BEIJING, November 16 (TMTPost)— Tencent Holdings Limited is playing down the U.S. curbs targeting high-techs including artificial intelligence (AI).
“Right now, we actually have one of the largest inventories of AI chips in China among all the players. And one of the key things that we have done was actually we were the first to put in order for H800 and that allow us to have a pretty good inventory of H 800 chips. So we have enough chips to continue our development of Hunyuan for at least a couple more generations”, Tencent President Martin Lau told analysts at an earnings call following the third quarter report. Lau said the new U.S. export control “does not really affect the development Hunyuan and our AI capability in the near future”.
However, Lau admitted the export control did have the potential impact on Tencent’s cloud computing business. “Going forward, we feel that the chip ban does actually affect our ability to resell (use of) these AI chips through our cloud services, so that's one area that may be impacted, and going forward, we will have to figure out ways to make our the usage of our AI chips more efficient,” Lau said. Tencent will try to see whether it can offload a lot of the inference capability to lower-performance AI chip, so that it can retain the majority of its high-performance AI chips for training, and will try to find the domestic source for these training chips, according to Lau.
The United States introduced on October 18 a rule about additional export controls, with a aim to limit China’s access to advanced semiconductors that could fuel breakthroughs in AI and sophisticated computers. The rule was supposed to come into effect following a 30-day public comment period. But AI chip giant Nvidia disclosed on October 25 that the U.S. government informed the licensing requirements, which is applicable to products having a “total processing performance” of 4800 or more and designed or marketed for datacenters, was effective immediately. The Wall Street Journal reported late October that Nvidia could be forced to cancel next year orders from Chinese buyers, suggesting the company may face a hit of at least $5 billion as orders from major Chinese companies next year exceeded $5 billion.

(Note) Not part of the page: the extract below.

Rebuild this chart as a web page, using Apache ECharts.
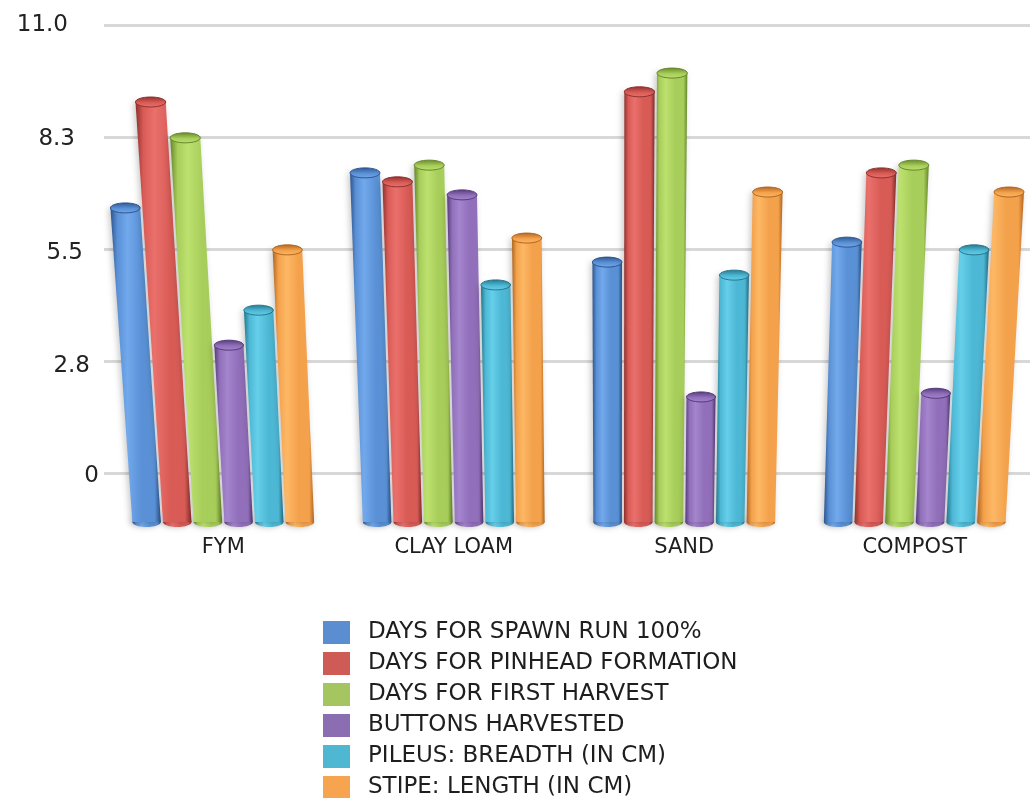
<!DOCTYPE html>
<html>
<head>
<meta charset="utf-8">
<title>Substrate comparison</title>
<script src="https://cdn.jsdelivr.net/npm/echarts@6/dist/echarts.min.js"></script>
<style>
  html, body { margin: 0; padding: 0; background: #ffffff; }
  #chart { width: 1030px; height: 798px; }
</style>
</head>
<body>
<div id="chart"></div>
<script>
// Substrates on the category axis
const categories = ['FYM', 'CLAY LOAM', 'SAND', 'COMPOST'];

// One array per measured parameter, in substrate order
const spawnRun = [6.51, 7.37, 5.18, 5.67];
const pinhead = [9.11, 7.15, 9.36, 7.37];
const firstHarvest = [8.23, 7.56, 9.82, 7.56];
const buttons = [3.14, 6.83, 1.87, 1.96];
const pileusBreadth = [4.00, 4.62, 4.86, 5.48];
const stipeLength = [5.48, 5.77, 6.90, 6.90];

const seriesNames = [
  'DAYS FOR SPAWN RUN 100%',
  'DAYS FOR PINHEAD FORMATION',
  'DAYS FOR FIRST HARVEST',
  'BUTTONS HARVESTED',
  'PILEUS: BREADTH (IN CM)',
  'STIPE: LENGTH (IN CM)'
];
const seriesValues = [spawnRun, pinhead, firstHarvest, buttons, pileusBreadth, stipeLength];

// Value-axis tick labels (0 .. 11 in steps of 2.75)
const yTickLabels = ['0', '2.8', '5.5', '8.3', '11.0'];

// Cylinder palettes: [edge, base, highlight]
const palettes = [
  ['#2d558f', '#5a91d6', '#72a8ec'],
  ['#8e302d', '#d95b56', '#ea706c'],
  ['#66862a', '#a7cd5a', '#bde16e'],
  ['#553a7a', '#916fba', '#a585ce'],
  ['#25768c', '#4db8d5', '#66cfea'],
  ['#b06620', '#f4a14b', '#fdb865']
];
const legendColors = ['#5a8ed1', '#cf5b56', '#a5c560', '#8b6db2', '#4fb7d2', '#f6a450'];

const Y_BASE = -1.2; // floor of the cylinders, in front of the wall

function renderCylinder(params, api) {
  const cs = params.coordSys;
  const idx = params.seriesIndex;
  const pal = palettes[idx];
  const cat = api.value(0);
  const top = api.coord([cat, api.value(1)]);
  const base = api.coord([cat, Y_BASE]);
  const band = api.size([1, 0])[0];
  const slot = band * 0.133;
  const w = slot * 0.93;
  const xc = base[0] + (idx - 2.5) * slot;
  const yb = base[1];
  const yt = top[1];
  // slight perspective: cylinders lean away from a centre line
  const vx = cs.x + cs.width * 0.554;
  const depth = cs.height * 14;
  const r = 1 + (yb - yt) / depth;
  const xt = vx + (xc - vx) * r;
  const wt = w * r;
  const ry = 5;

  const bodyFill = new echarts.graphic.LinearGradient(0, 0, 1, 0, [
    { offset: 0, color: pal[0] },
    { offset: 0.14, color: pal[1] },
    { offset: 0.34, color: pal[2] },
    { offset: 0.62, color: pal[1] },
    { offset: 0.88, color: pal[1] },
    { offset: 1, color: pal[0] }
  ]);
  const topFill = new echarts.graphic.LinearGradient(0, 0, 0, 1, [
    { offset: 0, color: pal[0] },
    { offset: 0.55, color: pal[1] },
    { offset: 1, color: pal[2] }
  ]);

  return {
    type: 'group',
    children: [
      {
        type: 'ellipse',
        shape: { cx: xc, cy: yb, rx: w / 2, ry: ry },
        style: {
          fill: bodyFill,
          shadowBlur: 6,
          shadowColor: 'rgba(0,0,0,0.25)',
          shadowOffsetX: -2
        }
      },
      {
        type: 'polygon',
        shape: {
          points: [
            [xc - w / 2, yb],
            [xc + w / 2, yb],
            [xt + wt / 2, yt],
            [xt - wt / 2, yt]
          ]
        },
        style: {
          fill: bodyFill,
          shadowBlur: 6,
          shadowColor: 'rgba(0,0,0,0.22)',
          shadowOffsetX: -2
        }
      },
      {
        type: 'ellipse',
        shape: { cx: xt, cy: yt, rx: wt / 2, ry: ry },
        style: {
          fill: topFill,
          stroke: pal[0],
          lineWidth: 1
        }
      }
    ]
  };
}

// tick labels step right and down a little towards the floor
const labelPadRight = [1, 10, 17, 25, 32];
const labelPadTop = [6, 10, 8, 4, 0];
const rich = {};
labelPadRight.forEach(function (p, i) {
  rich['t' + i] = {
    fontFamily: 'DejaVu Sans',
    fontSize: 23,
    color: '#222222',
    padding: [labelPadTop[i], p, 0, 0]
  };
});

const chart = echarts.init(document.getElementById('chart'), null, { renderer: 'canvas' });

chart.setOption({
  backgroundColor: '#ffffff',
  animation: false,
  grid: [
    { left: 104, right: 0, top: 25, height: 448 },
    { left: 108, width: 924, top: 25, height: 497 }
  ],
  xAxis: [
    { gridIndex: 0, type: 'value', show: false, min: 0, max: 1 },
    {
      gridIndex: 1,
      type: 'category',
      data: categories,
      axisLine: { show: false },
      axisTick: { show: false },
      splitLine: { show: false },
      axisLabel: {
        margin: 15,
        fontFamily: 'DejaVu Sans',
        fontSize: 21,
        color: '#1e1e1e'
      }
    }
  ],
  yAxis: [
    {
      gridIndex: 0,
      type: 'value',
      min: 0,
      max: 11,
      interval: 2.75,
      axisLine: { show: false },
      axisTick: { show: false },
      splitLine: { lineStyle: { color: '#d8d8d8', width: 3 } },
      axisLabel: {
        margin: 4,
        formatter: function (v) {
          const i = Math.round(v / 2.75);
          return '{t' + i + '|' + yTickLabels[i] + '}';
        },
        rich: rich
      }
    },
    { gridIndex: 1, type: 'value', show: false, min: Y_BASE, max: 11 }
  ],
  legend: {
    orient: 'vertical',
    left: 323,
    top: 621,
    height: 200,
    padding: 0,
    itemWidth: 27,
    itemHeight: 23,
    itemGap: 8,
    icon: 'rect',
    data: seriesNames,
    textStyle: {
      fontFamily: 'DejaVu Sans',
      fontSize: 23,
      lineHeight: 23,
      color: '#1e1e1e',
      padding: [0, 0, 0, 13]
    }
  },
  series: seriesNames.map(function (name, i) {
    return {
      name: name,
      type: 'custom',
      xAxisIndex: 1,
      yAxisIndex: 1,
      renderItem: renderCylinder,
      itemStyle: { color: legendColors[i] },
      encode: { x: 0, y: 1 },
      data: seriesValues[i].map(function (v, c) { return [c, v]; })
    };
  })
});
</script>
</body>
</html>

Hunyuan is Tencent’s proprietary large language model (LLM) that debuted and opened to enterprises in China for tests and building apps on Tencent Cloud on September 7. The foundation model empowers enterprises to build powerful tools, in addition to training their own unique large models derived from Tencent’s Model-as-a-Service (MaaS) offering, creating creates a virtuous cycle in which enterprises refine their large models with Hunyuan to create uniquely intelligent services across their operations. Hunyuan has also been connected to 50 of Tencent’s own products, including Tencent Cloud, Tencent Marketing Solutions, Tencent Games, Tencent fintech services, Tencent Meeting, Tencent Docs, Weixin Search, QQ Browser, and other core offerings.

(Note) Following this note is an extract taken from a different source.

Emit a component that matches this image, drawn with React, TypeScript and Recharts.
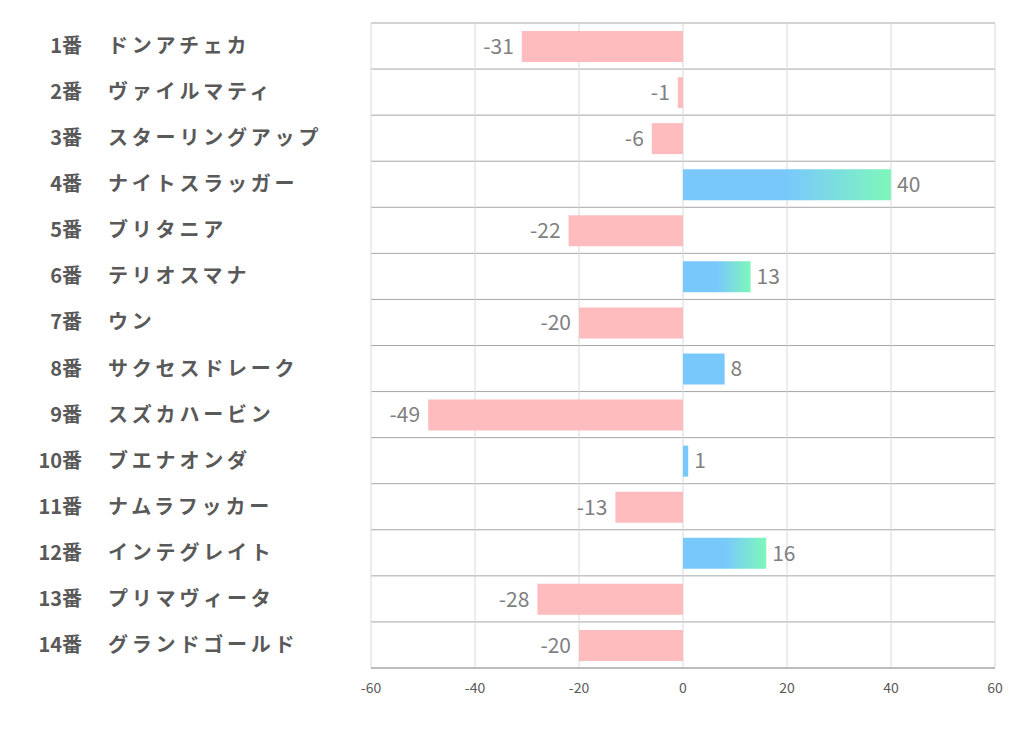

At the financial report, Tencent said it is upgrading Hunyuan and deploying it for in-house products, as well as making it available to enterprise customers. “We are increasing investment in our AI models, providing new features to our products and enhancing our targeting capabilities for both content and advertising,” said Tencent Chairman and CEO Pony Ma, or Ma Huateng.

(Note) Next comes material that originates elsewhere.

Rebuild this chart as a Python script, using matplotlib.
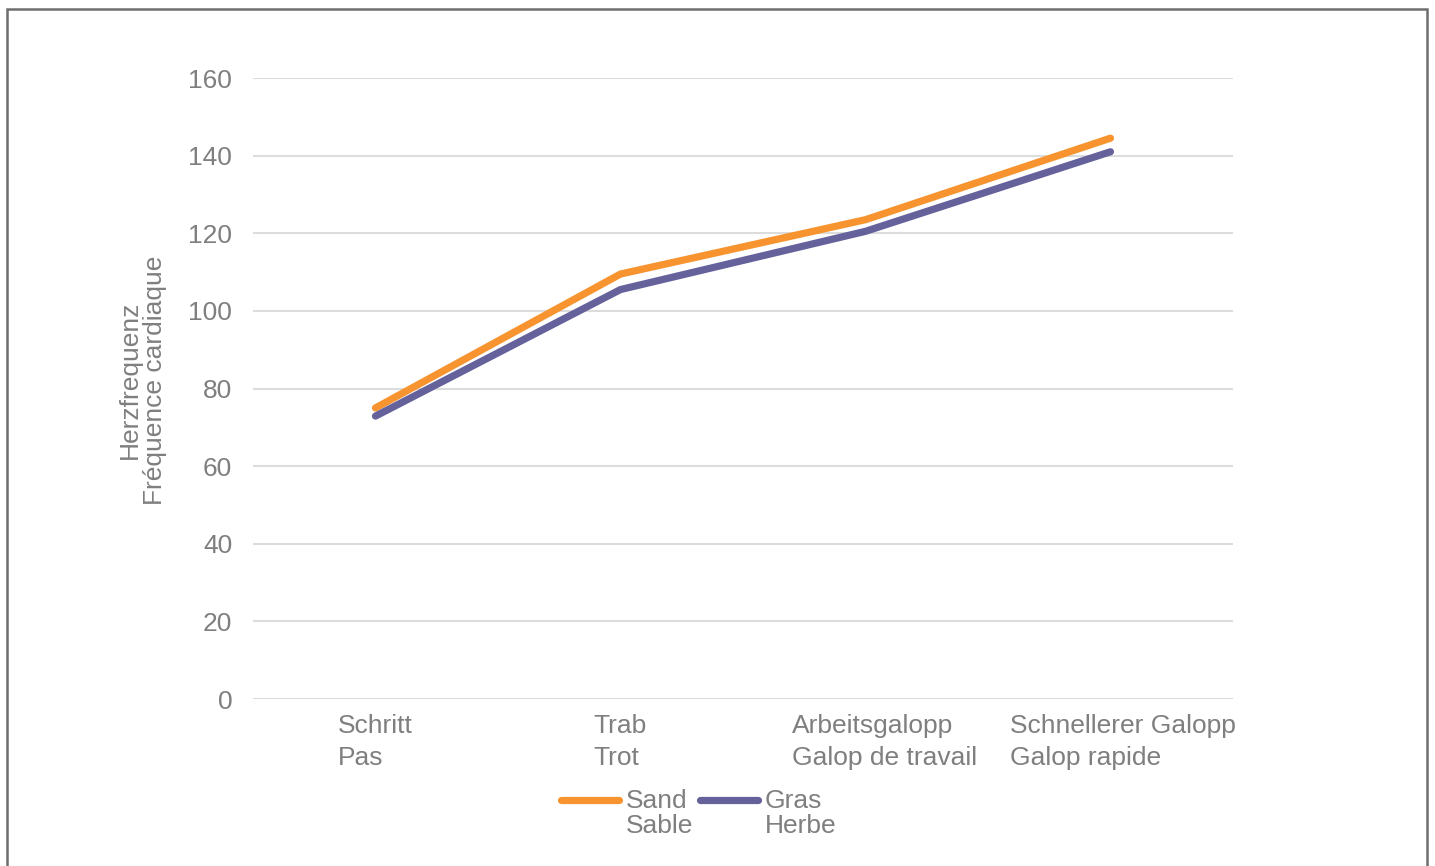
import matplotlib
matplotlib.use("Agg")
import matplotlib.pyplot as plt
from matplotlib.patches import Rectangle
from matplotlib.legend_handler import HandlerLine2D
from matplotlib.transforms import ScaledTranslation, blended_transform_factory

plt.rcParams['font.family'] = ['Liberation Sans', 'DejaVu Sans']

categories = ["Schritt\nPas", "Trab\nTrot", "Arbeitsgalopp\nGalop de travail",
              "Schnellerer Galopp\nGalop rapide"]
sand = [75.0, 109.5, 123.5, 144.5]
gras = [72.9, 105.5, 120.5, 141.0]
series_labels = ["Sand\nSable", "Gras\nHerbe"]
y_ticks = [0, 20, 40, 60, 80, 100, 120, 140, 160]
y_label = "Herzfrequenz\nFréquence cardiaque"

ORANGE = "#F7942F"
PURPLE = "#65619B"
TEXT = "#7F7F7F"
GRID = "#DCDCDC"
FS = 19

fig = plt.figure(figsize=(14.35, 8.66), dpi=100)
ax = fig.add_axes([0.1763, 0.1928, 0.8592 - 0.1763, 0.9099 - 0.1928])

x = list(range(len(categories)))
l1, = ax.plot(x, sand, color=ORANGE, lw=5.2, solid_capstyle="round",
              solid_joinstyle="miter", label=series_labels[0], zorder=3)
l2, = ax.plot(x, gras, color=PURPLE, lw=5.2, solid_capstyle="round",
              solid_joinstyle="miter", label=series_labels[1], zorder=3)

ax.set_xlim(-0.5, len(categories) - 0.5)
ax.set_ylim(0, 160)
ax.set_yticks(y_ticks)
ax.set_xticks(x)
ax.set_xticklabels([])
ax.tick_params(axis="y", labelsize=FS, labelcolor=TEXT, length=0, pad=15)
ax.tick_params(axis="x", length=0)
ax.grid(axis="y", color=GRID, lw=1.5)
ax.set_axisbelow(True)
for s in ax.spines.values():
    s.set_visible(False)

# category labels under each point; the longer ones sit a little to the right
xtrans = blended_transform_factory(ax.transData, ax.transAxes)
for xi, cat, dx in zip(x, categories, [0, 0, 19, 12]):
    ax.text(xi, 0, cat, transform=xtrans + ScaledTranslation(dx / 100, -0.15, fig.dpi_scale_trans),
            fontsize=FS, color=TEXT, ha="center", va="top",
            multialignment="left", linespacing=1.4)

fig.text(0.099, 0.561, y_label, rotation=90, fontsize=FS, color=TEXT,
         ha="center", va="center", multialignment="center", linespacing=1.05)


class TopLineHandler(HandlerLine2D):
    """Places the legend line next to the first text line."""
    def create_artists(self, legend, orig_handle, xdescent, ydescent,
                       width, height, fontsize, trans):
        arts = super().create_artists(legend, orig_handle, xdescent, ydescent,
                                      width, height, fontsize, trans)
        for a in arts:
            yd = a.get_ydata()
            a.set_ydata([v + 0.5 * fontsize for v in yd])
        return arts


leg = fig.legend(handles=[l1, l2], labels=series_labels, ncol=2, frameon=False,
                 loc="center", bbox_to_anchor=(0.487, 0.061),
                 fontsize=FS, handlelength=2.2, handletextpad=0.25,
                 columnspacing=0.25, labelcolor=TEXT,
                 handler_map={l1: TopLineHandler(), l2: TopLineHandler()})
for t in leg.get_texts():
    t.set_linespacing(1.05)

# outer frame around the chart, open at the bottom
frame = Rectangle((7 / 1435, -0.05), (1427 - 7) / 1435, 1 - 9 / 866 + 0.05,
                  transform=fig.transFigure, fill=False, edgecolor="#6E6E6E",
                  lw=1.8, zorder=10)
fig.patches.append(frame)

fig.savefig("out.png", dpi=100, facecolor="white")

Advertising is Tencent’s division with the fastest growth in the third quarter. Revenues from online advertising increased 20% year-over year to a record high RMB25.7 billion, propelled by robust advertising demand for Video Accounts, mobile ad network, and Weixin Search. Martin Lau said Tencent is continuously increasing the size of Hunyuan and preparing for the next generation of the model, which is set to be a mixture of exports architecture. He added that the Shenzhen-based company expects Hunyuan can provide a lot of tools for business customers and further improve advertising business efficiency, really merging the advertising stage and the selling stage.